Merchandisers and Operators don’t always get along. Ok, seldom get along. There I said it. It’s out there. As Merchants scream “These guys can’t execute!”…. Operators are screaming “You can’t create a program for me to execute! You’ve never been on the “floor!””

But this difference in opinion (and occasional friction), is actually very healthy for retail business.

Merchandisers are typically the head office people and Operators are store managers/supervisors, etc. Operators are the front line with your customers. Merchandisers are the strategists behind the scenes.
While it is healthy for Merchants and Operators to delve deep into retail debates, a proactive Merchant will elicit Operator feedback before creating a program. Merchandisers: your programs are ONLY as good as the way in which they are seamlessly executed.

Merchandising TIP of the day
Merchants sometimes launch multiple products at the same time (example 10 plus flavours of ice cream). While it may seem intuitive to release all at once, it may not actually be the best strategy to employ. Too many products to choose from!  This is especially true for products with limited shelf life (very perishable), or products that are novel to the market place and thus riskier.

Merchants, put your Operator ‘hat’ on before launching too many!
– Operators are responsible for ordering. If a Merchant introduces 10+ skus (referred to as Stock Keeping Unit) on something new, Operators have no history on how to order.
– If they order incorrectly, they have too much on hand (not only taking up precious space in backroom) but it increases Shrink (product thrown out) which costs your program and the business $money.
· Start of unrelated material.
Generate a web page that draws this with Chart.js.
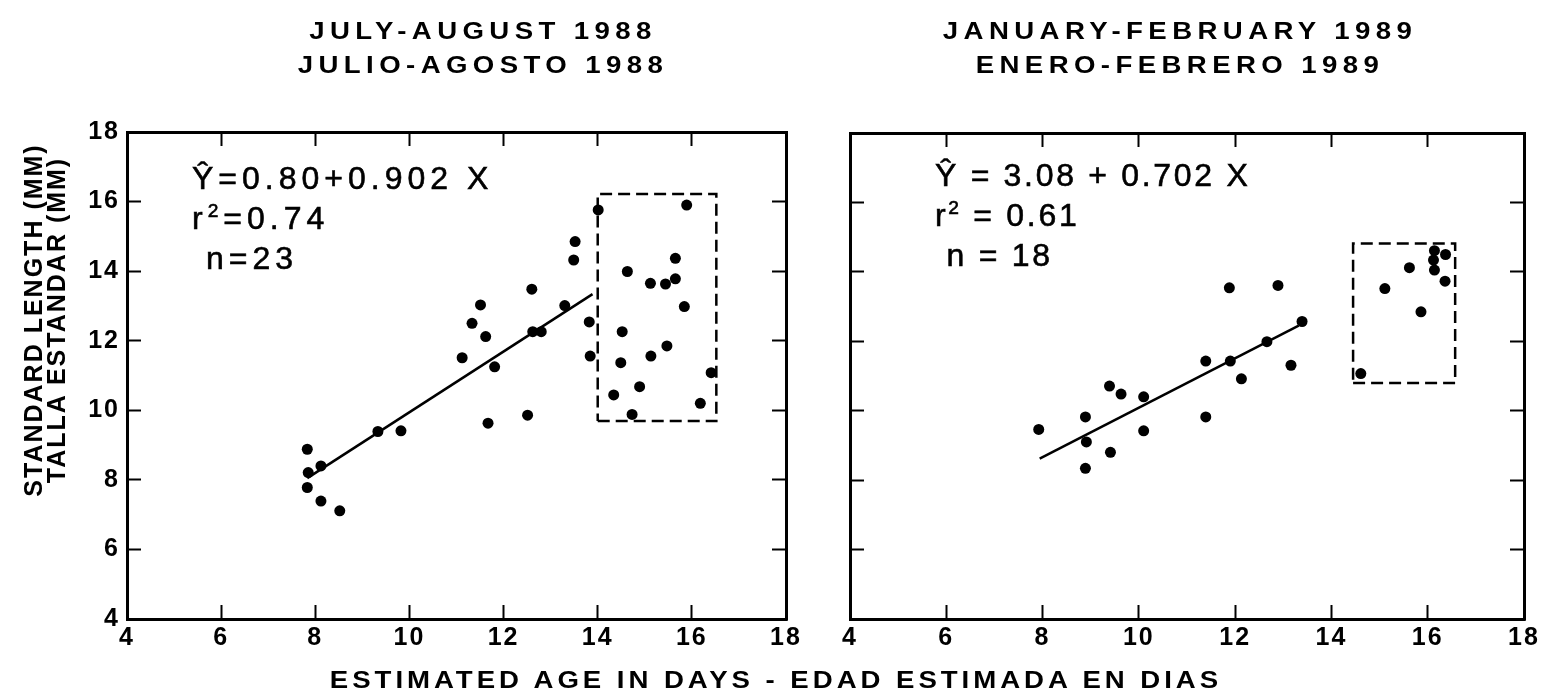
<!DOCTYPE html>
<html>
<head>
<meta charset="utf-8">
<script src="https://cdn.jsdelivr.net/npm/chart.js@4/dist/chart.umd.min.js"></script>
<style>
  body { margin: 0; width: 1546px; height: 698px; background: #fff; overflow: hidden; position: relative; }
  .panel { position: absolute; top: 0; height: 698px; }
  .txt { position: absolute; color: #000; font-family: "Liberation Sans", Arial, sans-serif; white-space: nowrap; }
  .title { font-weight: bold; font-size: 23px; letter-spacing: 4.5px; line-height: 34px; text-align: center; width: 600px; top: 14px; transform: scaleX(1.2); }
  .eq { font-size: 32px; line-height: 40px; -webkit-text-stroke: 0.6px #000; }
  .eq sup { font-size: 60%; line-height: 0; vertical-align: 0.65em; }
</style>
</head>
<body>
<div class="panel" style="left:0;width:810px"><canvas id="left"></canvas></div>
<div class="panel" style="left:810px;width:736px"><canvas id="right"></canvas></div>

<div class="txt title" style="left:183px">JULY-AUGUST 1988<br>JULIO-AGOSTO 1988</div>
<div class="txt title" style="left:880px">JANUARY-FEBRUARY 1989<br>ENERO-FEBRERO 1989</div>

<div class="txt eq" style="left:192px;top:158px;letter-spacing:5px">Ŷ=0.80+0.902 X<br>r<sup>2</sup>=0.74<br>&nbsp;n=23</div>
<div class="txt eq" style="left:935px;top:155px;letter-spacing:2.7px">Ŷ = 3.08 + 0.702 X<br>r<sup>2</sup> = 0.61<br>&nbsp;n = 18</div>

<div class="txt" style="left:-153px;top:295px;width:400px;height:50px;line-height:23px;text-align:center;font-weight:bold;font-size:25px;letter-spacing:2px;transform:rotate(-90deg)">STANDARD LENGTH (MM)<br>TALLA ESTANDAR (MM)</div>
<div class="txt" style="left:176px;top:665px;width:1200px;text-align:center;font-weight:bold;font-size:23px;letter-spacing:3.3px;line-height:30px;transform:scaleX(1.2)">ESTIMATED AGE IN DAYS - EDAD ESTIMADA EN DIAS</div>

<script>
// tick labels, both axes
const tickValues = [4, 6, 8, 10, 12, 14, 16, 18];

// July-August 1988: points used in the fit (n = 23)
const julyAge    = [7.83, 7.85, 8.12, 7.83, 8.12, 8.52, 9.33, 9.82, 11.12, 11.33, 11.51, 11.62, 11.81, 11.67, 12.51, 12.60, 12.62, 12.80, 13.30, 13.52, 13.49, 13.82, 13.84];
const julyLength = [8.88, 8.21, 8.40, 7.78, 7.39, 7.11, 9.39, 9.41, 11.51, 12.50, 13.03, 12.12, 11.25, 9.63, 9.86, 13.48, 12.26, 12.26, 13.01, 14.85, 14.32, 12.54, 11.56];
// points inside the dashed box
const julyBoxAge    = [14.01, 14.63, 15.12, 15.44, 15.65, 15.65, 15.89, 15.84, 14.52, 14.49, 15.13, 15.47, 14.34, 14.89, 14.73, 16.18, 16.41];
const julyBoxLength = [15.76, 13.99, 13.65, 13.63, 14.37, 13.78, 15.90, 12.98, 12.26, 11.37, 11.56, 11.85, 10.44, 10.68, 9.88, 10.20, 11.08];
// regression line ends and box corners
const julyFitAge    = [7.83, 13.89];
const julyFitLength = [8.05, 13.34];
const julyFrameAge    = [14.0, 16.52];
const julyFrameLength = [9.69, 16.22];

// January-February 1989: points used in the fit (n = 18)
const janAge    = [7.92, 8.89, 8.91, 8.89, 9.41, 9.39, 9.63, 10.10, 10.10, 11.39, 11.39, 11.88, 11.90, 12.13, 12.66, 12.89, 13.16, 13.39];
const janLength = [9.46, 9.82, 9.10, 8.34, 8.80, 10.71, 10.48, 10.40, 9.42, 11.43, 9.82, 13.54, 11.43, 10.92, 11.99, 13.61, 11.31, 12.57];
const janBoxAge    = [14.61, 15.11, 15.62, 15.86, 16.14, 16.12, 16.14, 16.37, 16.36];
const janBoxLength = [11.07, 13.52, 14.12, 12.85, 14.61, 14.34, 14.05, 14.50, 13.73];
const janFitAge    = [7.94, 13.32];
const janFitLength = [8.62, 12.45];
const janFrameAge    = [14.45, 16.57];
const janFrameLength = [10.80, 14.82];

function pts(xs, ys) {
    return xs.map((x, i) => ({ x: x, y: ys[i] }));
}

function frame(xs, ys) {
    return [
        { x: xs[0], y: ys[0] }, { x: xs[1], y: ys[0] },
        { x: xs[1], y: ys[1] }, { x: xs[0], y: ys[1] },
        { x: xs[0], y: ys[0] }
    ];
}

const tickFont = { family: '"Liberation Sans", Arial, sans-serif', size: 25, weight: 'bold' };

// ctx.letterSpacing so the tick digits spread like the print
const spacing = {
    id: 'spacing',
    beforeDraw(chart) { chart.ctx.letterSpacing = '2px'; }
};

function axis(pos, size, showLabels, pad) {
    const horiz = pos === 'top' || pos === 'bottom';
    return {
        type: 'linear',
        axis: horiz ? 'x' : 'y',
        position: pos,
        min: 4,
        max: 18,
        afterBuildTicks: s => { s.ticks = tickValues.map(v => ({ value: v })); },
        // fixed axis sizes, and no extra padding for the end labels
        afterFit: s => {
            if (horiz) s.height = size; else s.width = size;
            s.paddingLeft = 0; s.paddingRight = 0; s.paddingTop = 0; s.paddingBottom = 0;
        },
        ticks: { display: showLabels, font: tickFont, color: '#000', padding: pad },
        grid: { drawOnChartArea: false, tickLength: -14, tickWidth: 2, tickColor: '#000' },
        border: { display: true, width: 3, color: '#000' }
    };
}

function makePanel(id, pAge, pLen, bAge, bLen, fAge, fLen, rAge, rLen, sizes, showY) {
    return new Chart(document.getElementById(id), {
        type: 'scatter',
        data: {
            datasets: [
                { data: pts(fAge, fLen), showLine: true, borderColor: '#000', borderWidth: 2.5, pointRadius: 0 },
                { data: frame(rAge, rLen), showLine: true, borderColor: '#000', borderWidth: 2.5, borderDash: [12, 6], pointRadius: 0 },
                { data: pts(pAge, pLen), pointRadius: 5.5, backgroundColor: '#000', borderWidth: 0 },
                { data: pts(bAge, bLen), pointRadius: 5.5, backgroundColor: '#000', borderWidth: 0 }
            ]
        },
        options: {
            responsive: true,
            maintainAspectRatio: false,
            animation: false,
            layout: { padding: 0, autoPadding: false },
            plugins: { legend: { display: false }, tooltip: { enabled: false } },
            scales: {
                x: axis('bottom', sizes[0], true, 18),
                x2: axis('top', sizes[1], false, 0),
                y: axis('left', sizes[2], showY, 21),
                y2: axis('right', sizes[3], false, 0)
            }
        },
        plugins: [spacing]
    });
}

makePanel('left', julyAge, julyLength, julyBoxAge, julyBoxLength, julyFitAge, julyFitLength,
    julyFrameAge, julyFrameLength, [79, 132, 127, 24], true);
makePanel('right', janAge, janLength, janBoxAge, janBoxLength, janFitAge, janFitLength,
    janFrameAge, janFrameLength, [79, 133, 40, 22], false);
</script>
</body>
</html>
INSTEAD…. introduce a responsible number of skus. Let the skus gain momentum. Have Operators begging you for more line extensions because consumers are buying.
MERCHANTS REMEMBER THIS: A PROGRAM IS MORE CREDIBLE IF YOU STRATEGICALLY ADD MORE SKUS THAN INTRODUCING TOO MANY AND THEN DELIST THEM!!

Both consumers and operators will lose faith in program. So set yourself up for success.

Pricing Strategies Examined

In a tough economy, many retailers are discounting prices.  But price alone is not a sustainable strategy to retain customers and earn a $profit$. Attract them yes! …But retain customers, no!
However, leveraging from your reduced price strategy while concurrently implementing a new value-added program(s) to your business model can be sustainable. And very profitable.

During a discounted pricing strategy, your business will increase customer traffic and customers will get exposure to your newly created (or even existing value-added (VA) services) and this will gain customer loyalty.  Such VA programs should be tailored to your target market and some basic examples include: elderly assistance, VIP treatment for women with children, build in loyalty program/points, partnering with a company that synergizes with your business, etc. 

The more creative and unique, the better: unlike Glengarry Glen Ross, it is not ABC! (Always Be Closing) but ABD! (Always be Differentiating!)

It is important for retailers to emphasize ‘what differentiates them” from the competition while employing the discounted price strategy.  Discounting on price alone will only reduce profits and ultimately precipitate a new retail strategy…one that will be a more desperate measure to gain sales. 

Side Note: New Entry Retailer Strategies
In some instances, however, discounting price is the only strategy of some retailers (usually new retailers or smaller outfits….a tactic employed to gain market share and exposure). This strategy usually has a set time limit and there is a fundamental understanding of the impact on short-term profits.
Strategically, these retailers reduce prices on specific KVI items (Known Value Items to the customer i.e. Coke, Tide) or even on destination departments such as Produce or Meat. This Retailer strategy is done to entice customers to shop repeatedly and gain familiarity with the retailer and its products/services. But, once the retailer gains significant critical mass/customer traffic, gradually they will increase retails to be more competitive. This is usually done slowly to avoid sticker shock.